## INPUT ROWS
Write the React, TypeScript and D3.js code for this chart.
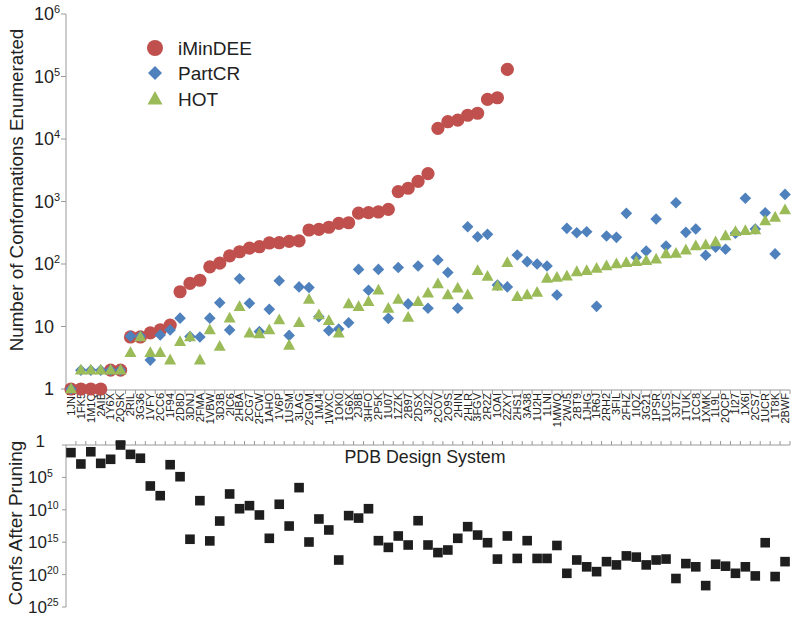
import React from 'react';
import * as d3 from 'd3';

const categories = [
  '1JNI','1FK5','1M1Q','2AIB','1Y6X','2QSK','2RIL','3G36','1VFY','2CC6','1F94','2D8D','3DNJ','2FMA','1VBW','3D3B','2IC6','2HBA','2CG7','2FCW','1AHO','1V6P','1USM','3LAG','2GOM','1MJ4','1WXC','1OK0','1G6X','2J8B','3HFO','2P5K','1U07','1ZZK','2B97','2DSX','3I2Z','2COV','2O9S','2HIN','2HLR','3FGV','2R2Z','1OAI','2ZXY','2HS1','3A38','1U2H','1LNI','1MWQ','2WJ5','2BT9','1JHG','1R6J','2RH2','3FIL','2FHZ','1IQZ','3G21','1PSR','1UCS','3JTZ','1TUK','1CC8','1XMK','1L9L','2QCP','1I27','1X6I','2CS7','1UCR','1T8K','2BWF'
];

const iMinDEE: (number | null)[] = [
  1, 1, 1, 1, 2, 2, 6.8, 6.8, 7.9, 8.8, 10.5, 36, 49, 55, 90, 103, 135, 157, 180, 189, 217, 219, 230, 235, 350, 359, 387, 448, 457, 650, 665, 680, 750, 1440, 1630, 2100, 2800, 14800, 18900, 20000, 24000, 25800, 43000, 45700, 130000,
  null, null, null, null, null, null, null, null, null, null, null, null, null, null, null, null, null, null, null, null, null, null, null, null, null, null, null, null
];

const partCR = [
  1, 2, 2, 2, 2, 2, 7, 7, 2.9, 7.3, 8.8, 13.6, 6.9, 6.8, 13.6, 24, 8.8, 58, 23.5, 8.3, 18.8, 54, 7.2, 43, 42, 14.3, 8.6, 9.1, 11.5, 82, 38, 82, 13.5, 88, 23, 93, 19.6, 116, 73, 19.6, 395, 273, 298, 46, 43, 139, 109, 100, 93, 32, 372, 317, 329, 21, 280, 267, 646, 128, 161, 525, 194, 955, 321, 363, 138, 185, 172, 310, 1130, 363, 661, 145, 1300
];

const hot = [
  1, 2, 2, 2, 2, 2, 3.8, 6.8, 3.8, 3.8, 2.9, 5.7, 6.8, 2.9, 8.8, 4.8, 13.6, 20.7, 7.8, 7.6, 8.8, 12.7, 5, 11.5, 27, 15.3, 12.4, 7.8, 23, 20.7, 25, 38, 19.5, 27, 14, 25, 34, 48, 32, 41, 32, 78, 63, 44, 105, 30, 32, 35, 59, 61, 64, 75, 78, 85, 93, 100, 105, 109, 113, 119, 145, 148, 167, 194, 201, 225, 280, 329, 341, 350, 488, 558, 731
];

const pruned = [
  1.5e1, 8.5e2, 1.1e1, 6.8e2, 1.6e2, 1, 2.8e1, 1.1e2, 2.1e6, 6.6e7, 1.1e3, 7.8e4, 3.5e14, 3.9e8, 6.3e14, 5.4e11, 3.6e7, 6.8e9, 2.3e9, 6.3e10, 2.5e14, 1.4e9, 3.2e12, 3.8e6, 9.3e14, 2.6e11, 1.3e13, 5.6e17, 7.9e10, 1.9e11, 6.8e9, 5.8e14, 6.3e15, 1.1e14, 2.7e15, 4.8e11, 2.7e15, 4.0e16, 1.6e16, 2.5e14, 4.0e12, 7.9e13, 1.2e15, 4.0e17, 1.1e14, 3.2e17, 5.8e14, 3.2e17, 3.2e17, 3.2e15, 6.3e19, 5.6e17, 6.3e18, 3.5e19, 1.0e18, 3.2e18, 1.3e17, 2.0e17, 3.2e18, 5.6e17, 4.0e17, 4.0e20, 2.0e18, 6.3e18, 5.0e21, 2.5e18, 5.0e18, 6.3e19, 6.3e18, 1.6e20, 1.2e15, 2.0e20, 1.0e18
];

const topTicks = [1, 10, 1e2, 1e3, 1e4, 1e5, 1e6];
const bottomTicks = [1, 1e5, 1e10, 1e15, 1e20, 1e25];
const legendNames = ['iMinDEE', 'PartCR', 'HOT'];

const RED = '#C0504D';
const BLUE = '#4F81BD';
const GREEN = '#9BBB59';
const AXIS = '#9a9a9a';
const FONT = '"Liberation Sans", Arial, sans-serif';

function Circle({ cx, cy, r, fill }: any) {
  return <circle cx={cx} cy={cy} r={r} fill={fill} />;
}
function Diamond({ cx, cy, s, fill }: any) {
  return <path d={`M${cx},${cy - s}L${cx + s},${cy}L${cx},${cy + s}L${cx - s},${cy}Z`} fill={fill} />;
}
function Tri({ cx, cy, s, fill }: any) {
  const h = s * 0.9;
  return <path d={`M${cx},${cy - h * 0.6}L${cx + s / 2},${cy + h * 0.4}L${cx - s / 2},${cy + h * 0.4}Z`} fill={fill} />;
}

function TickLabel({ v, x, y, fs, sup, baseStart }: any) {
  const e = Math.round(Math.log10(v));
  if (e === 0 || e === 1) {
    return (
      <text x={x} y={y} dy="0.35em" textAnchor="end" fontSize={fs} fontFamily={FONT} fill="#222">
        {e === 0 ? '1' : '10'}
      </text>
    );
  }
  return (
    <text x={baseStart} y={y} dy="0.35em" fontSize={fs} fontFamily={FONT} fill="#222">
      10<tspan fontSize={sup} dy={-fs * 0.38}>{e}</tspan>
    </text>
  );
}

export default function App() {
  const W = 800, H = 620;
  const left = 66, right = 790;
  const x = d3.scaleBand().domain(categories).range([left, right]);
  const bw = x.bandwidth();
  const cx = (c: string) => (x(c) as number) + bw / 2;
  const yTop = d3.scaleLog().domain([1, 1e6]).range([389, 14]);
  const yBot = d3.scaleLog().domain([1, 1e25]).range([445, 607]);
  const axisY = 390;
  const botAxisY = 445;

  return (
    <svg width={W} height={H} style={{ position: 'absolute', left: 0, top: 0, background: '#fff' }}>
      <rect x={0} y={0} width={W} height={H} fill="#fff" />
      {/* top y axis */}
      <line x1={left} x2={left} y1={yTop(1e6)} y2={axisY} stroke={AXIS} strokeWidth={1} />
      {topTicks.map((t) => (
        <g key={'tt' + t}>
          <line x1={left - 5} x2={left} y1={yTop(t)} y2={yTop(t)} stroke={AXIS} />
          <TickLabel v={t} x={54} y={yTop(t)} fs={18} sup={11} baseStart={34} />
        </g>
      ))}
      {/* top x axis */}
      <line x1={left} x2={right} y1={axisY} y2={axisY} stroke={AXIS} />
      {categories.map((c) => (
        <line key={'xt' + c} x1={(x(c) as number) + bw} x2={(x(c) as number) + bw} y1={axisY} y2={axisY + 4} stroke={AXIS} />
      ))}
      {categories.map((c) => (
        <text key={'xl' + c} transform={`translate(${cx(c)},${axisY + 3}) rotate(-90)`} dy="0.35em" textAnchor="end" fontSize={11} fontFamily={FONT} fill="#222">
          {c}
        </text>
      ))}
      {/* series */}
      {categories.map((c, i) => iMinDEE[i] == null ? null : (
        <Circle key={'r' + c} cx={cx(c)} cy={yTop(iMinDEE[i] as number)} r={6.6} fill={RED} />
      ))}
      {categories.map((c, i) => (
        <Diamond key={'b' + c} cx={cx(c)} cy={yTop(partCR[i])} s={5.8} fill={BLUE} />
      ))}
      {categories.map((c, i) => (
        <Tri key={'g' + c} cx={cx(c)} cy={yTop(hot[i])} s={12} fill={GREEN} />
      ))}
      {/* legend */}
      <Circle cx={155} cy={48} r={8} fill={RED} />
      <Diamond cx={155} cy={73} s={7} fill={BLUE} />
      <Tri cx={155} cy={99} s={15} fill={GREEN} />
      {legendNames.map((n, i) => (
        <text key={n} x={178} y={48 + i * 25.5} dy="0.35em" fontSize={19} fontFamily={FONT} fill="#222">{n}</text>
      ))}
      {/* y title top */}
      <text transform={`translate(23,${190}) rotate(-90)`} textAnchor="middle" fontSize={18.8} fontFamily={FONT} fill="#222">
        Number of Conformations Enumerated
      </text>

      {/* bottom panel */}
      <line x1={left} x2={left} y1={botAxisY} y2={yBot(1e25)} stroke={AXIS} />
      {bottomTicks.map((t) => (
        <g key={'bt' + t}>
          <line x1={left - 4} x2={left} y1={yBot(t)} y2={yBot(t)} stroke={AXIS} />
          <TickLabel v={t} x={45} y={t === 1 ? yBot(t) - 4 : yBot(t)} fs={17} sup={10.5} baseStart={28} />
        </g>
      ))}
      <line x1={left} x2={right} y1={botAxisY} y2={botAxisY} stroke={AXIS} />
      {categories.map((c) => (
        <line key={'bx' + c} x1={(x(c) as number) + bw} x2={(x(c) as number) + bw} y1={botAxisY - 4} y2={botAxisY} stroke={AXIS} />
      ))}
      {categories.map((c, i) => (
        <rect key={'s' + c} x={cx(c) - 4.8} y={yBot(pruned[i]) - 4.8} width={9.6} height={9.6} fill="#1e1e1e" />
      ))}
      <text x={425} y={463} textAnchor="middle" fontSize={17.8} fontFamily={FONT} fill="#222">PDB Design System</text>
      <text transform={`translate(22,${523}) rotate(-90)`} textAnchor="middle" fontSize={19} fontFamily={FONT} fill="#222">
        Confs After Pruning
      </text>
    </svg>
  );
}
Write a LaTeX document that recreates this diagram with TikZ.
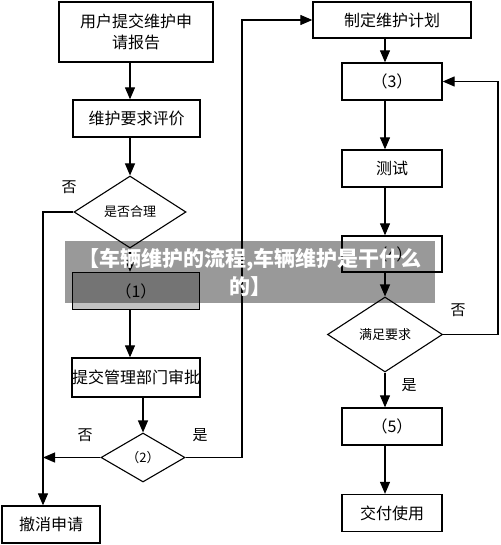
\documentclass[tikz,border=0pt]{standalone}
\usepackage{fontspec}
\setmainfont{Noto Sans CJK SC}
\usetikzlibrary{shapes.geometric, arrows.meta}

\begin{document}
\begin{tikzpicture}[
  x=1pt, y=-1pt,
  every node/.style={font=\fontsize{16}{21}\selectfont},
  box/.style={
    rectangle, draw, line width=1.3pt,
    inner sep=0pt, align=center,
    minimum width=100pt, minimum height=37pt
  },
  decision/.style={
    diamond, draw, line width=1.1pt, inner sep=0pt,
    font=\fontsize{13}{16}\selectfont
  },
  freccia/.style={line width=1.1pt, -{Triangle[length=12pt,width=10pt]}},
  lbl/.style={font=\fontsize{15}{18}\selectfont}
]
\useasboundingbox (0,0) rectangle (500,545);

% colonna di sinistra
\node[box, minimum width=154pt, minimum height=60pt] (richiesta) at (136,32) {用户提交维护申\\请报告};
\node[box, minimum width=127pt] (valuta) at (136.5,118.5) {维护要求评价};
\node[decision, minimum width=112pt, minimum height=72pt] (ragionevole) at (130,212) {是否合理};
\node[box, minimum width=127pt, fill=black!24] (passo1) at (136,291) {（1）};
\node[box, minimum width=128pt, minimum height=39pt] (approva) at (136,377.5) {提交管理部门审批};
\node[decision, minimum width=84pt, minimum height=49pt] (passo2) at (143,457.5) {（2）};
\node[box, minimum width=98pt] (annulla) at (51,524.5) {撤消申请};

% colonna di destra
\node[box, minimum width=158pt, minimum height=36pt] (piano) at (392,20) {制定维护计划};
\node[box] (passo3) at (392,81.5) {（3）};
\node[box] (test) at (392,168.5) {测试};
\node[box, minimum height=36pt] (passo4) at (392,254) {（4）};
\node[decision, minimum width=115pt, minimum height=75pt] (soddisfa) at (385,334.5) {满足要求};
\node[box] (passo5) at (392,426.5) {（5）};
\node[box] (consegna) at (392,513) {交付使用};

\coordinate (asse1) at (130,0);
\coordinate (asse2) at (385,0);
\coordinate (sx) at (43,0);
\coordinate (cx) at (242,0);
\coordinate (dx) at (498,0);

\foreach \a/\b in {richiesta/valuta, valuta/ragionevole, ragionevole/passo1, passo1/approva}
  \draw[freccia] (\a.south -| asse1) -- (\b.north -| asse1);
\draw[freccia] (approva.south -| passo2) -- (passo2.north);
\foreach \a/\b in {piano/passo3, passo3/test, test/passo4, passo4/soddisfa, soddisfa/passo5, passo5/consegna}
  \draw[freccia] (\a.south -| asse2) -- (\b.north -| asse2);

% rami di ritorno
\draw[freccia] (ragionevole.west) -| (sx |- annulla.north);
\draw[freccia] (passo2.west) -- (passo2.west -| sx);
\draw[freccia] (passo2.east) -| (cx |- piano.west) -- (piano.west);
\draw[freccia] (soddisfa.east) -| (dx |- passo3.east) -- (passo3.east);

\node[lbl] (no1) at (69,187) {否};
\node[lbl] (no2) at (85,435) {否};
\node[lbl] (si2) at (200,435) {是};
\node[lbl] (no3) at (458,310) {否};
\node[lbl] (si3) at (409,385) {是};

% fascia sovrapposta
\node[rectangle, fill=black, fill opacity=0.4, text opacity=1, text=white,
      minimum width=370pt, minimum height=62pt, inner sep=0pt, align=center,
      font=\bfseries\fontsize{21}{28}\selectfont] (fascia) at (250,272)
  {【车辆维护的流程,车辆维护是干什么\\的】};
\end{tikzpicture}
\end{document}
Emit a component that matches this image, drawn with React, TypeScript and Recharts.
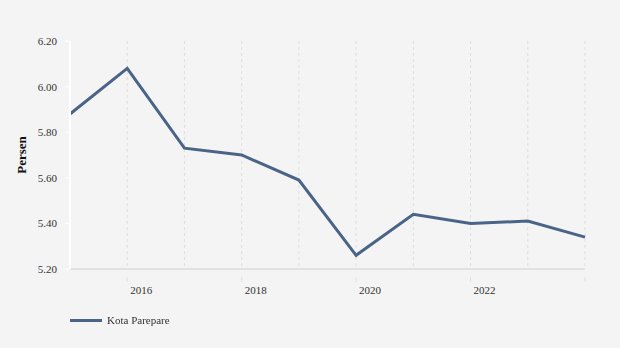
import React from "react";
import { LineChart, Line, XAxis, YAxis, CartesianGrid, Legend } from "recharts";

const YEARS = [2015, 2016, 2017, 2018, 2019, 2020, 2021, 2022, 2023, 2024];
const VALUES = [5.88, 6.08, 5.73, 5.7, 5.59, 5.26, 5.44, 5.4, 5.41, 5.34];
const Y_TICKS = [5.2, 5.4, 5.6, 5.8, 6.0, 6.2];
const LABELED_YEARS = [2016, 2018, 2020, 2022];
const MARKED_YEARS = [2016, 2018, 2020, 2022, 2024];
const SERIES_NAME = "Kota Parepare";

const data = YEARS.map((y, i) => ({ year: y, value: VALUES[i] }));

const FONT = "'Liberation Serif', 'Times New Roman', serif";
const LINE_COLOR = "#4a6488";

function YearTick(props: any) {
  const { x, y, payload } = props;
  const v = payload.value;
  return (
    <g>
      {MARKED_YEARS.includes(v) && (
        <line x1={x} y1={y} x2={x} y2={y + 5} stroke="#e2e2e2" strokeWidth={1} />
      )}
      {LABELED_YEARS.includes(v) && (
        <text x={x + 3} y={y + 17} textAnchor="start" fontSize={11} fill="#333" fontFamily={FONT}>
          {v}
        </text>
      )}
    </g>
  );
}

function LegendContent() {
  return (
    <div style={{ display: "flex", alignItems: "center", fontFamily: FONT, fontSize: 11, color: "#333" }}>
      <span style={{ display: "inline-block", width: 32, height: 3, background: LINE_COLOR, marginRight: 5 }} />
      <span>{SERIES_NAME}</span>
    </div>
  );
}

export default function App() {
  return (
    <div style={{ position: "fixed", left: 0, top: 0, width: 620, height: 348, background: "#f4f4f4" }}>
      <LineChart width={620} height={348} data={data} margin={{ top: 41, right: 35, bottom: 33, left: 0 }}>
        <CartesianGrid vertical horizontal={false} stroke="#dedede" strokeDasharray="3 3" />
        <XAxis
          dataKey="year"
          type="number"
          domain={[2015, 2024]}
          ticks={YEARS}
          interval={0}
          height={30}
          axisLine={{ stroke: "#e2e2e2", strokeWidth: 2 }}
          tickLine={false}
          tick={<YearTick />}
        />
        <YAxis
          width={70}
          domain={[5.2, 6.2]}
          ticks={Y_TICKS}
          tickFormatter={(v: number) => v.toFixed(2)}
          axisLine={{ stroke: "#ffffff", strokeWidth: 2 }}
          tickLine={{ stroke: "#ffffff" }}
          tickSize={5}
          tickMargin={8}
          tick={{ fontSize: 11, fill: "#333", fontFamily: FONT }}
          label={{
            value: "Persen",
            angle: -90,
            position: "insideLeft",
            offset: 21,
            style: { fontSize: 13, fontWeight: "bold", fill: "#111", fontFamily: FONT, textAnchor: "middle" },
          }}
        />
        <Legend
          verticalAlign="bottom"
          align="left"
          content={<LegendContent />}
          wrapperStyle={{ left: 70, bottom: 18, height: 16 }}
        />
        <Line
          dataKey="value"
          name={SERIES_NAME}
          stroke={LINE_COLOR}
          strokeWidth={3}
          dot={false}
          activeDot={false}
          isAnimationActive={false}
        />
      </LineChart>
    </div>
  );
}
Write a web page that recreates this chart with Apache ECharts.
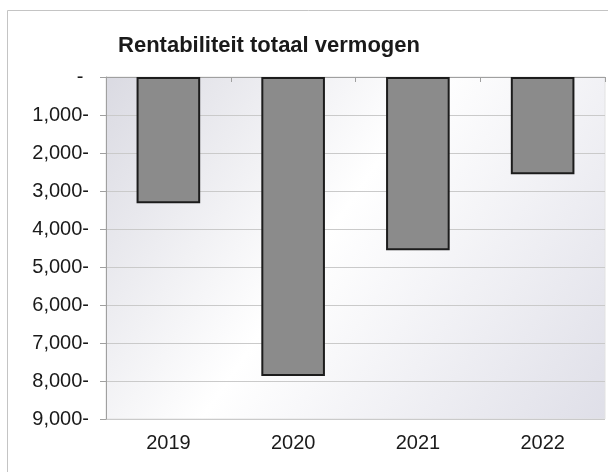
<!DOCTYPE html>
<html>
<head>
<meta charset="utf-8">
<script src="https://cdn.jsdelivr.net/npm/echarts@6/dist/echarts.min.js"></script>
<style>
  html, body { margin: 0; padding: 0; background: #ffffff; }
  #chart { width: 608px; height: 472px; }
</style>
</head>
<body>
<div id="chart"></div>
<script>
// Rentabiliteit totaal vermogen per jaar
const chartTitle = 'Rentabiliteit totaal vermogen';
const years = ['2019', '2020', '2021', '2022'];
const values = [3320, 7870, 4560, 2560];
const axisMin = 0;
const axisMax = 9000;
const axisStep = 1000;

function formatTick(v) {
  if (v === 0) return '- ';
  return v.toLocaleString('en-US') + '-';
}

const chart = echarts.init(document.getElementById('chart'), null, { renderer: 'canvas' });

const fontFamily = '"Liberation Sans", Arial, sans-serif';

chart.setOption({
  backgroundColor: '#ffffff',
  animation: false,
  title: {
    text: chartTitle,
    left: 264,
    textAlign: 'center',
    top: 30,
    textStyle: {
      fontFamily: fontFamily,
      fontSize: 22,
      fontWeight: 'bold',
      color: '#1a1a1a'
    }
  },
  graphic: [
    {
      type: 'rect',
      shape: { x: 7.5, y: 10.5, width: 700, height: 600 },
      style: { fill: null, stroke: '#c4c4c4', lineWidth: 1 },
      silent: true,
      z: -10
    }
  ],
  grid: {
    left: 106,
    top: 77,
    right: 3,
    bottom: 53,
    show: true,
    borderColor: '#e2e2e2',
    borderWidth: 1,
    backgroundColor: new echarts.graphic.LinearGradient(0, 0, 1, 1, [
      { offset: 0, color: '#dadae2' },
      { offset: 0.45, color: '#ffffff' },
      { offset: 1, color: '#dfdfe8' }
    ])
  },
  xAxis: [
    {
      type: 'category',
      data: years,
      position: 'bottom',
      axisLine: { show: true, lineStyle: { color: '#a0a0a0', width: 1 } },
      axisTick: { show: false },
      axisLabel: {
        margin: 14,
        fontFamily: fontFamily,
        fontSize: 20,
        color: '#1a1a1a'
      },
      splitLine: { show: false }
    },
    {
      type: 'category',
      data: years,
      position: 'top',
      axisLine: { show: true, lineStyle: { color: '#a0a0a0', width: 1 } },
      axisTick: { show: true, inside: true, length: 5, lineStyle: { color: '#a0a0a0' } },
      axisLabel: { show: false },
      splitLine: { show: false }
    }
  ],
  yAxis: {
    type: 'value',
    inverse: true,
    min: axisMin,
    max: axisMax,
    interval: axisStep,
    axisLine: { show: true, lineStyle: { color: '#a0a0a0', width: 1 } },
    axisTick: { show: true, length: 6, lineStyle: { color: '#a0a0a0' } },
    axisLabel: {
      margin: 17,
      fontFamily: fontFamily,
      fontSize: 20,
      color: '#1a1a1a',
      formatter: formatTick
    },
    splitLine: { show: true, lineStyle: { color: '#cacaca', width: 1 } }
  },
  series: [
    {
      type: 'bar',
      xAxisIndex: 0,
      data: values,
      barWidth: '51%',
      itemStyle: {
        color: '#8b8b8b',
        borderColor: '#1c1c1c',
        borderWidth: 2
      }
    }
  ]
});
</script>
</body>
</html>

## WRITTEN EXERCISE
Please repeat exactly the data above from its first line to the line that contains "import * as d3 from 'd3';", inclusive, and leave every picture out.

## RESULT
Write the React, TypeScript and D3.js code for this chart.
import React from 'react';
import * as d3 from 'd3';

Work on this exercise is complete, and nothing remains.